GOAL: Leave out the pictures; transcribe all else exactly.

INFORMATION SUPPLIED:
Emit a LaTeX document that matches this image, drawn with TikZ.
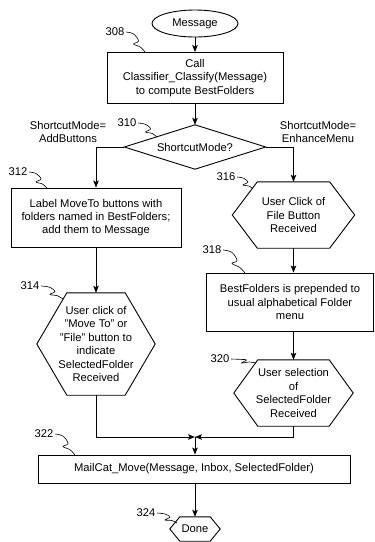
\documentclass[tikz,border=0pt]{standalone}
\usepackage{fontspec}
\setmainfont{Liberation Sans}
\usetikzlibrary{arrows.meta,calc,shapes.geometric}
\newcommand\hexdraw[2]{\draw[shp] (#1.west) -- ($(#1.north west)+(#2,0)$) -- ($(#1.north east)+(-#2,0)$) -- (#1.east) -- ($(#1.south east)+(-#2,0)$) -- ($(#1.south west)+(#2,0)$) -- cycle;}
\newcommand\squig[2]{\draw[lead] let \p1=($(#1)+(1.5,0)$), \p2=(#2), \p3=($(\p2)-(\p1)$) in plot[smooth,tension=0.6] coordinates {(\p1) ($(\p1)+(0.4*\x3,0.1*\y3)$) ($(\p1)!0.5!(\p2)+(3,-1)$) ($(\p1)!0.5!(\p2)+(-2,2)$) ($(\p1)+(0.75*\x3,0.75*\y3)$) (\p2)};}
\begin{document}
\begin{tikzpicture}[x=1pt,y=-1pt,
  every node/.style={font=\fontsize{11.2}{13.4}\selectfont, inner sep=0pt, align=center},
  box/.style={draw, line width=0.9pt, rectangle},
  shp/.style={line width=0.9pt},
  hexbox/.style={rectangle, minimum width=#1},
  conn/.style={line width=0.9pt, -{Stealth[length=7pt,width=5.5pt,inset=1.5pt]}},
  lead/.style={line width=0.6pt},
]
\useasboundingbox (0,0) rectangle (375,542);

% main nodes
\node[draw, ellipse, line width=0.9pt, minimum width=86, minimum height=27] (msg) at (195,23.5) {Message};
\node[box, minimum width=176, minimum height=51] (b308) at (195,78) {Call\\Classifier\_Classify(Message)\\to compute BestFolders};
\node[minimum width=141, minimum height=44] (d) at (195,147) {ShortcutMode?};
\draw[shp] (d.west) -- (d.north) -- (d.east) -- (d.south) -- cycle;

\node[box, minimum width=170, minimum height=59] (b312) at (96,217.5) {Label MoveTo buttons with\\folders named in BestFolders;\\add them to Message};
\node[hexbox=118, minimum height=102] (h314) at (96,344) {User click of\\"Move To" or\\"File" button to\\indicate\\SelectedFolder\\Received};
\hexdraw{h314}{30}

\node[hexbox=122, minimum height=66] (h316) at (293.5,215) {User Click of\\File Button\\Received};
\hexdraw{h316}{25}
\node[box, minimum width=167, minimum height=58] (b318) at (290,302) {BestFolders is prepended to\\usual alphabetical Folder\\menu};
\node[hexbox=119, minimum height=66] (h320) at (293.5,393) {User selection\\of\\SelectedFolder\\Received};
\hexdraw{h320}{24}

\node[box, minimum width=312, minimum height=28] (b322) at (194,469) {MailCat\_Move(Message, Inbox, SelectedFolder)};
\node[hexbox=50, minimum height=24] (done) at (195,529) {Done};
\hexdraw{done}{10}

% branch labels
\node (lab1) at (68,132) {ShortcutMode=\\AddButtons};
\node (lab2) at (318,132) {ShortcutMode=\\EnhanceMenu};

% connectors
\coordinate (m) at (195,437);
\draw[conn] (msg.south) -- (b308.north);
\draw[conn] (b308.south) -- (d.north);
\draw[conn] (d.west) -| (b312.north);
\draw[conn] (d.east) -| (h316.north);
\draw[conn] (b312.south) -- (h314.north);
\draw[conn] (h316.south) -- (h316.south |- b318.north);
\draw[conn] (h316.south |- b318.south) -- (h320.north);
\draw[conn] (h314.south) |- (m);
\draw[conn] (h320.south) |- (m);
\draw[conn] (m) -- (m |- b322.north);
\draw[conn] (m |- b322.south) -- (done.north);

% reference numerals
\node (n308) at (115,32) {308};
\node (n310) at (127,123) {310};
\node (n312) at (18,172) {312};
\node (n314) at (30,286) {314};
\node (n316) at (226,177) {316};
\node (n318) at (212,250) {318};
\node (n320) at (220,359) {320};
\node (n322) at (44,434) {322};
\node (n324) at (146,513) {324};

\coordinate (t308) at (145,52);
\coordinate (t310) at (157,137);
\coordinate (t312) at (47,188);
\coordinate (t314) at (63,299);
\coordinate (t316) at (253,189);
\coordinate (t318) at (245,273);
\coordinate (t320) at (256,363);
\coordinate (t322) at (75,455);
\coordinate (t324) at (177,523);

\squig{n308.east}{t308}
\squig{n310.east}{t310}
\squig{n312.east}{t312}
\squig{n314.east}{t314}
\squig{n316.east}{t316}
\squig{n318.east}{t318}
\squig{n320.east}{t320}
\squig{n322.east}{t322}
\squig{n324.east}{t324}
\end{tikzpicture}
\end{document}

OUTPUT OF THE EXERCISE:
Emit a LaTeX document that matches this image, drawn with TikZ.
\documentclass[tikz,border=0pt]{standalone}
\usepackage{fontspec}
\setmainfont{Liberation Sans}
\usetikzlibrary{arrows.meta,calc,shapes.geometric}
\newcommand\hexdraw[2]{\draw[shp] (#1.west) -- ($(#1.north west)+(#2,0)$) -- ($(#1.north east)+(-#2,0)$) -- (#1.east) -- ($(#1.south east)+(-#2,0)$) -- ($(#1.south west)+(#2,0)$) -- cycle;}
\newcommand\squig[2]{\draw[lead] let \p1=($(#1)+(1.5,0)$), \p2=(#2), \p3=($(\p2)-(\p1)$) in plot[smooth,tension=0.6] coordinates {(\p1) ($(\p1)+(0.4*\x3,0.1*\y3)$) ($(\p1)!0.5!(\p2)+(3,-1)$) ($(\p1)!0.5!(\p2)+(-2,2)$) ($(\p1)+(0.75*\x3,0.75*\y3)$) (\p2)};}
\begin{document}
\begin{tikzpicture}[x=1pt,y=-1pt,
  every node/.style={font=\fontsize{11.2}{13.4}\selectfont, inner sep=0pt, align=center},
  box/.style={draw, line width=0.9pt, rectangle},
  shp/.style={line width=0.9pt},
  hexbox/.style={rectangle, minimum width=#1},
  conn/.style={line width=0.9pt, -{Stealth[length=7pt,width=5.5pt,inset=1.5pt]}},
  lead/.style={line width=0.6pt},
]
\useasboundingbox (0,0) rectangle (375,542);

% main nodes
\node[draw, ellipse, line width=0.9pt, minimum width=86, minimum height=27] (msg) at (195,23.5) {Message};
\node[box, minimum width=176, minimum height=51] (b308) at (195,78) {Call\\Classifier\_Classify(Message)\\to compute BestFolders};
\node[minimum width=141, minimum height=44] (d) at (195,147) {ShortcutMode?};
\draw[shp] (d.west) -- (d.north) -- (d.east) -- (d.south) -- cycle;

\node[box, minimum width=170, minimum height=59] (b312) at (96,217.5) {Label MoveTo buttons with\\folders named in BestFolders;\\add them to Message};
\node[hexbox=118, minimum height=102] (h314) at (96,344) {User click of\\"Move To" or\\"File" button to\\indicate\\SelectedFolder\\Received};
\hexdraw{h314}{30}

\node[hexbox=122, minimum height=66] (h316) at (293.5,215) {User Click of\\File Button\\Received};
\hexdraw{h316}{25}
\node[box, minimum width=167, minimum height=58] (b318) at (290,302) {BestFolders is prepended to\\usual alphabetical Folder\\menu};
\node[hexbox=119, minimum height=66] (h320) at (293.5,393) {User selection\\of\\SelectedFolder\\Received};
\hexdraw{h320}{24}

\node[box, minimum width=312, minimum height=28] (b322) at (194,469) {MailCat\_Move(Message, Inbox, SelectedFolder)};
\node[hexbox=50, minimum height=24] (done) at (195,529) {Done};
\hexdraw{done}{10}

% branch labels
\node (lab1) at (68,132) {ShortcutMode=\\AddButtons};
\node (lab2) at (318,132) {ShortcutMode=\\EnhanceMenu};

% connectors
\coordinate (m) at (195,437);
\draw[conn] (msg.south) -- (b308.north);
\draw[conn] (b308.south) -- (d.north);
\draw[conn] (d.west) -| (b312.north);
\draw[conn] (d.east) -| (h316.north);
\draw[conn] (b312.south) -- (h314.north);
\draw[conn] (h316.south) -- (h316.south |- b318.north);
\draw[conn] (h316.south |- b318.south) -- (h320.north);
\draw[conn] (h314.south) |- (m);
\draw[conn] (h320.south) |- (m);
\draw[conn] (m) -- (m |- b322.north);
\draw[conn] (m |- b322.south) -- (done.north);

% reference numerals
\node (n308) at (115,32) {308};
\node (n310) at (127,123) {310};
\node (n312) at (18,172) {312};
\node (n314) at (30,286) {314};
\node (n316) at (226,177) {316};
\node (n318) at (212,250) {318};
\node (n320) at (220,359) {320};
\node (n322) at (44,434) {322};
\node (n324) at (146,513) {324};

\coordinate (t308) at (145,52);
\coordinate (t310) at (157,137);
\coordinate (t312) at (47,188);
\coordinate (t314) at (63,299);
\coordinate (t316) at (253,189);
\coordinate (t318) at (245,273);
\coordinate (t320) at (256,363);
\coordinate (t322) at (75,455);
\coordinate (t324) at (177,523);

\squig{n308.east}{t308}
\squig{n310.east}{t310}
\squig{n312.east}{t312}
\squig{n314.east}{t314}
\squig{n316.east}{t316}
\squig{n318.east}{t318}
\squig{n320.east}{t320}
\squig{n322.east}{t322}
\squig{n324.east}{t324}
\end{tikzpicture}
\end{document}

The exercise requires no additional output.